Is spending too much time on the internet a bad habit or a serious addiction? Researchers at Stanford University are trying to determine just that.

In a study based on a random telephone survey of 2,513 adults across America, researchers found of the 56.3 per cent who responded, one out of eight exhibited at least one symptom of what could be classified as internet addiction.

"We often focus on how wonderful the internet is, how simple and efficient it can make things,'' said lead author Elias Aboujaoude in a statement.

"But we need to consider the fact that it creates real problems for a subset of people.''

Abuse

Aboujaoude, director of Stanford's Impulse Control Disorders Clinic, quickly added it was premature to say whether survey respondents actually had a clinical disorder because more research was needed.

"Problematic internet use, based on my clinical experience and other published studies, is not limited to online gambling or pornography, although these venues receive the most media coverage for obvious reasons,'' Aboujaoude said.

"People can also abuse chat rooms, blogs, online auction sites, special interest websites, etc.''

An estimated 160 million Americans regularly use the internet. A small but growing number of internet users, the study said, are starting to visit their doctors for help with unhealthy attachments to cyberspace.

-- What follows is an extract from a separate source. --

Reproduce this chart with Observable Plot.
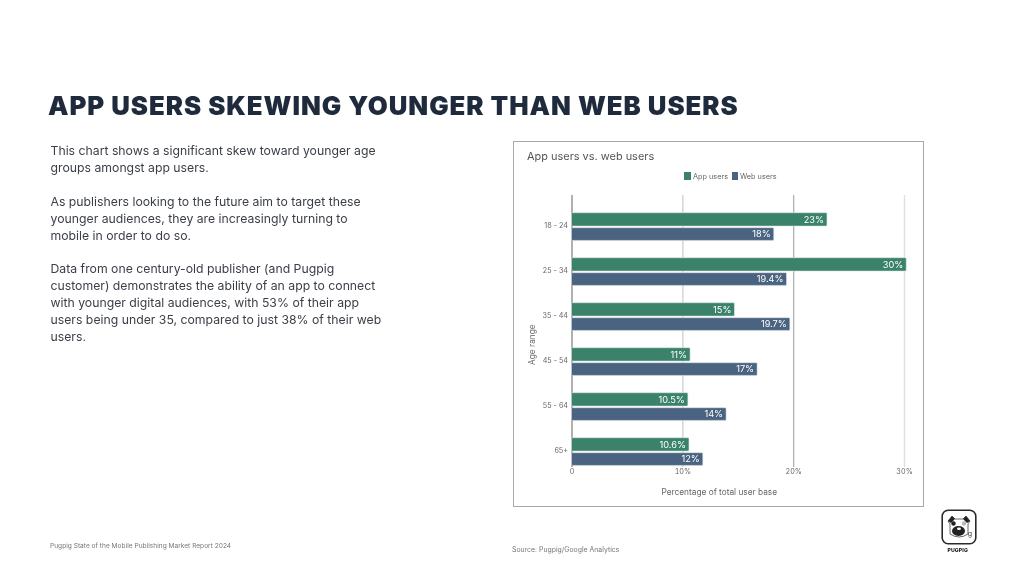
<!DOCTYPE html>
<html><head><meta charset="utf-8">
<script src="https://cdn.jsdelivr.net/npm/d3@7"></script>
<script src="https://cdn.jsdelivr.net/npm/@observablehq/plot@0.6"></script>
<style>
html,body{margin:0;padding:0;background:#fff;width:1024px;height:574px;overflow:hidden}
body{position:relative;font-family:Inter,sans-serif}
#root{position:absolute;left:0;top:0;width:1024px;height:574px;filter:blur(0.3px)}
.t{position:absolute;white-space:nowrap}
#frame{position:absolute;left:513px;top:141px;width:409px;height:364px;border:1px solid #a8a8a8;box-sizing:content-box}
#chart svg{display:block;overflow:visible}
</style></head><body>
<div id="root"></div>
<script>
const ages = ["18 - 24","25 - 34","35 - 44","45 - 54","55 - 64","65+"];
const appValues = [23.05,30.2,14.7,10.7,10.5,10.6];
const webValues = [18.25,19.4,19.7,16.75,13.95,11.85];
const appLabels = ["23%","30%","15%","11%","10.5%","10.6%"];
const webLabels = ["18%","19.4%","19.7%","17%","14%","12%"];
const gridTicks = [0,10,20,30];
const gridColors = ["#8f8f8f","#d2d2d2","#b4b4b4","#e0e0e0"];
const tickLabels = ["0","10%","20%","30%"];
const seriesNames = ["App users","Web users"];
const seriesColors = ["#3a836a","#4a6380"];
const titleText = "APP USERS SKEWING YOUNGER THAN WEB USERS";
const bodyLines = [
 ["This chart shows a significant skew toward younger age",150],
 ["groups amongst app users.",167],
 ["As publishers looking to the future aim to target these",201],
 ["younger audiences, they are increasingly turning to",218],
 ["mobile in order to do so.",235],
 ["Data from one century-old publisher (and Pugpig",268],
 ["customer) demonstrates the ability of an app to connect",285],
 ["with younger digital audiences, with 53% of their app",302],
 ["users being under 35, compared to just 38% of their web",319],
 ["users.",336]
];

const root = document.getElementById("root");
function addText(txt,left,cy,css){
  const d=document.createElement("div");d.className="t";d.textContent=txt;
  d.style.cssText=`left:${left}px;top:${cy}px;transform:translateY(-50%);`+css;
  root.appendChild(d);return d;
}
addText(titleText,48,105,"font-size:25.8px;font-weight:900;color:#1f2b3d;letter-spacing:0.95px");
bodyLines.forEach(([s,y])=>addText(s,50.5,y,"font-size:12.25px;color:#3a3f47;font-weight:400"));
addText("Pugpig State of the Mobile Publishing Market Report 2024",50,546,"font-size:6.6px;color:#777");
addText("Source: Pugpig/Google Analytics",512,549,"font-size:6.9px;color:#777");

const frame=document.createElement("div");frame.id="frame";root.appendChild(frame);
const chart=document.createElement("div");chart.id="chart";chart.style.cssText="position:absolute;left:513px;top:141px";root.appendChild(chart);

addText("App users vs. web users",527,156,"font-size:10.95px;color:#555");
const lg=[[684.3,693,seriesNames[0],seriesColors[0]],[731.5,740,seriesNames[1],seriesColors[1]]];
lg.forEach(([sx,tx,n,c])=>{
  const s=document.createElement("div");
  s.style.cssText=`position:absolute;left:${sx}px;top:171.5px;width:6.5px;height:8.5px;background:${c}`;
  root.appendChild(s);
  addText(n,tx,175.8,"font-size:7.3px;color:#666");
});

const rows = ages.map((age,i)=>({age,app:appValues[i],web:webValues[i],appL:appLabels[i],webL:webLabels[i]}));
const grid = gridTicks.map((v,i)=>({v,c:gridColors[i]}));
const font="Inter,sans-serif";

const plot = Plot.plot({
  width:410,height:366,
  marginLeft:58.5,marginRight:19,marginTop:62.3,marginBottom:32,
  style:{background:"transparent",fontFamily:font,overflow:"visible"},
  x:{domain:[0,30]},
  y:{domain:ages,padding:0,align:0.5},
  marks:[
    Plot.ruleX(grid,{x:"v",stroke:"c",strokeWidth:1.4,insetTop:-8.3,insetBottom:8}),
    Plot.barX(rows,{x:"app",y:"age",fill:seriesColors[0],insetTop:8.7,insetBottom:22.9,rx:1,stroke:"#dfe6e6",strokeWidth:0.6}),
    Plot.barX(rows,{x:"web",y:"age",fill:seriesColors[1],insetTop:23.7,insetBottom:8.6,rx:1,stroke:"#dfe6e6",strokeWidth:0.6}),
    Plot.text(rows,{x:"app",y:"age",text:"appL",dy:-7,dx:-3.5,textAnchor:"end",fill:"white",fontSize:9.2}),
    Plot.text(rows,{x:"web",y:"age",text:"webL",dy:7.3,dx:-3.5,textAnchor:"end",fill:"white",fontSize:9.2}),
    Plot.axisY({tickSize:0,tickPadding:4,label:null,fontSize:7.2,fill:"#666",dy:-1}),
    Plot.axisX({ticks:gridTicks,tickSize:0,tickPadding:0,label:null,tickFormat:(d)=>tickLabels[gridTicks.indexOf(d)],fontSize:7.2,fill:"#666",dy:-6.5}),
    Plot.text(["Percentage of total user base"],{frameAnchor:"bottom",lineAnchor:"middle",dx:-19,dy:17,fill:"#666",fontSize:8.3}),
    Plot.text(["Age range"],{frameAnchor:"left",textAnchor:"middle",lineAnchor:"middle",rotate:-90,dx:-40,dy:5,fill:"#666",fontSize:8.3})
  ]
});
chart.appendChild(plot);

// Pugpig logo
const logo=document.createElement("div");
logo.style.cssText="position:absolute;left:941px;top:509px;width:36px;height:36px";
logo.innerHTML=`<svg width="36" height="36" viewBox="0 0 36 36" xmlns="http://www.w3.org/2000/svg">
<rect x="1.2" y="1.2" width="33.6" height="33.6" rx="6" fill="#fff" stroke="#2a2a2a" stroke-width="1.6"/>
<path d="M7 12 L11 7 L14 10 L22 10 L25 7 L29 12 L27 15 L27 25 Q18 31 9 25 L9 15 Z" fill="#fff" stroke="#444" stroke-width="0.8"/>
<path d="M7 12 L11 7 L14 10 L10 14 Z M29 12 L25 7 L22 10 L26 14 Z" fill="#222"/>
<circle cx="12.5" cy="14.5" r="2.2" fill="#222"/><circle cx="23" cy="14.5" r="2.2" fill="#bbb"/>
<ellipse cx="17.5" cy="22" rx="6.5" ry="5" fill="#222"/><ellipse cx="18" cy="19.8" rx="2" ry="1.2" fill="#fff"/>
<text x="29" y="27" font-size="7" font-family="Inter,sans-serif" fill="#333" text-anchor="middle">g</text>
</svg>`;
root.appendChild(logo);
addText("PUGPIG",947.5,549.5,"font-size:5.2px;font-weight:800;color:#222;letter-spacing:0.1px");
</script>
</body></html>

The study was published in the International Journal of Neuropsychiatric Medicine.

Dr Kenneth Skodnek, director of addiction services at Nassau University Medical Centre on Long Island, New York, said the real question is how to measure Internet overuse.

"My sense is it is not whether or not the use of the internet can be an addiction, but how big of a problem it really is,'' Skodnek said. "I think it is a problem for some people.''

Good and bad

Julian Pessier, assistant director of the Stony Brook University Counselling Centre on Long Island, which provides counselling and psychiatric services to students, said that the number of people addicted to the internet is probably much higher than the Stanford study indicated.

Pessier said that he has counselled students who have difficulty managing their internet use. But he has also counselled other students for whom cyberspace has opened up a new world of social interactions that would not have been possible otherwise.

He said internet overuse shouldn't only be framed as a disorder.

"The problem is out there but not necessarily out there in the way they define it for the survey,'' Pessier said. "There is good and bad.''

In the Stanford telephone survey, participants were asked eight key questions about their time in cyberspace, including whether personal relationships have suffered as a result from excessive internet use, whether a person went online to escape problems or relieve a negative mood, and whether a person had tried or been successful at cutting back on internet use.

The survey, conducted in the spring and summer of 2004, did not track internet venues most visited.

Those who responded on average were age 48 and middle-class, earning between $50,000 and 150,000 (Dh183,655 and 550960).